Physical controls of the clutch and throttle exist to that the engine can be controlled with no inputs from the computer if desired. Also, a separate physical emergency shutdown button is available in case the GUI loses control of the dynamometer.

Engine Cooling & Exhaust

The cooling of the internal combustion engine is achieved through methods used in all modern day vehicles. The main components include a traditional automotive radiator, water pump, and cooling fan. Rubber hoses connect the engine directly to the radiator, and the intake line takes the hot water from the engine and runs it through the radiator. After the cooled fluid exits the radiator it runs through a line that returns it back to the engine. Ball valves are included in the lines to stop the flow of water if the engine is removed. Rubber lines are used and clamped at the connections, which minimizes the time needed to remove and replace an engine. The water pump in conjunction with the thermostat controls the fluid motion through the whole system. Water is used with no anti-freeze in the system because FSAE race teams competing at events are required to use only water in their vehicle cooling systems for environmental reasons. Therefore, our dynamometer system follows those requirements to develop accurate data so that there is no difference from competition and testing.
Special consideration was given to this section to guarantee that the removal of the exhaust gases does not affect engine performance. The main components of this system include a vacuum pump, hose, nozzle, and muffler. The FSAE designed muffler is attached to the Honda engine. The engine creates a large amount of noise that is subdued mostly by the enclosed room, but the muffler reduces the noise even further. We intended to reduce the noise so that it does not distract anyone in the college of engineering when testing is conducted. Following the muffler, the exhaust gases enter a nozzle that will increase the velocity of the air from approximately 600FPM at the inlet to 1500FPM at the Plymovent connection. The nozzle is not directly connected to the muffler but instead is suspended above it.

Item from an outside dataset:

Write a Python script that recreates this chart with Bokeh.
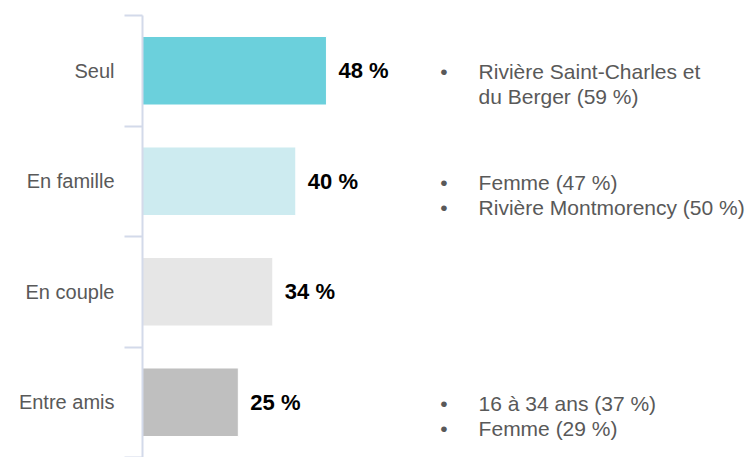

The Plymovent has the capability of actually pulling air through the engine and affecting performance. In order to not increase the volumetric efficiency of the engine while exhausting the gases out of the room, a nozzle was designed for the end of the Plymovent hose. The nozzle increases the sir speed from 676FPM at the inlet to 1521FPM at the outlet. A series of 2 readily available HVAC increasers were used in the design. The nozzle is 4 inches on the hose side and 12 inches at the end open to ambient air.
The other end of this Nozzle attaches to the vacuum device manufactured by Plymovent. It pulls the exhaust gases from the room to the outside of the building. The Plymovent system has a hose that is retractable so it can be attached to the nozzle during testing and recoiled out of the way when not in use. Calculations were performed to determine the size of the nozzle required to bring the velocity of the exhaust gas leaving the muffler to nearly 0mph.
Finally, combustion of fuel in an engine creates harmful gases so a carbon monoxide sensor is installed in the room for precaution. The FSAE team already is in possession of one and uses it with the current system.